Sunday Night Journal — January 8, 2006

On the Last Day of Christmas

The actual last day of Christmas was, of course, a couple of
days ago in the Western calendar, on December 6 (or December
5th—there seem to be different approaches to the
counting). But the Feast of the Epiphany has been moved to the
nearest Sunday, or however the rule is written. I don’t
like the change—it seems too much a capitulation to the
secular—but this year it does at least provide a harmony
between the official calendar and the day when we take our tree
down.

It’s at such points in the Church year that I regret the
absence of a Catholic culture. After years of struggle against
the secular-Protestant Christmas which mainly occurs during
Advent, my wife and I are no longer fighting it all that hard.
Our children are mostly grown, so we no longer have the
motivating force of wanting to teach them the way it should be
done. But one way in which we keep the flame alive is by waiting
until a few days before Christmas to put up our tree, and until
Epiphany (or thereabouts, depending on what else is going on) to
take it down. Few Christmas seasons pass without some
acquaintance twitting me about what appears to them as laziness
or procrastination. I don’t mind this from non-Catholics,
but to hear it from Catholics, which is not unusual, is pretty
annoying.

So here we are again, two weeks after Christmas, our house one
of the last in the neighborhood still showing Christmas lights.
In the eyes of others these probably combine with our nondescript
house and our yard in need of a good deal of work to give an
impression of sloth.
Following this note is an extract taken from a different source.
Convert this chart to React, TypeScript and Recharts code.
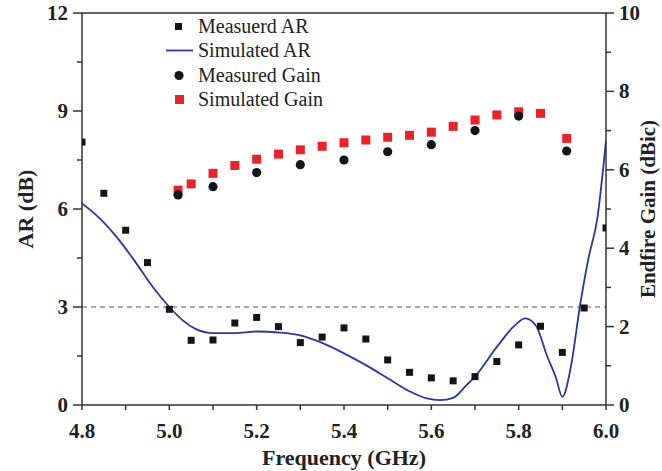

Well, so be it.

A few Christmases ago I mentioned to one of my then-teenaged
daughters that I get more pleasure out of giving presents to my
children than getting them myself. At first she didn’t
believe me. In fact I’m not sure she ever did. I managed to
stop myself from giving her the patronizing response that she
wouldn’t understand until she had children of her own, but
she probably won’t. The love of a normal parent for his or
her children is for most of us the closest we will ever come to a
truly unselfish love, in this life at any rate. And in it we get
a hint of the love God bears to us. And we also get a hint of why
God doesn’t always answer our prayers. We don’t give
our children everything they want, and would be guilty of neglect
if we did.

I always hate to take the tree down. Right now the living room
seems empty and bare, and I think I would like for it to be
Christmas all year ‘round. But of course I wouldn’t.
I would soon tire of it; I would cease to notice or appreciate
it, and it would be assumed into the normal drab background of
everyday life. God knows this, and if this is a case where I can
understand his will, it’s a good thing to think about while
I get used to the passing of another Christmas.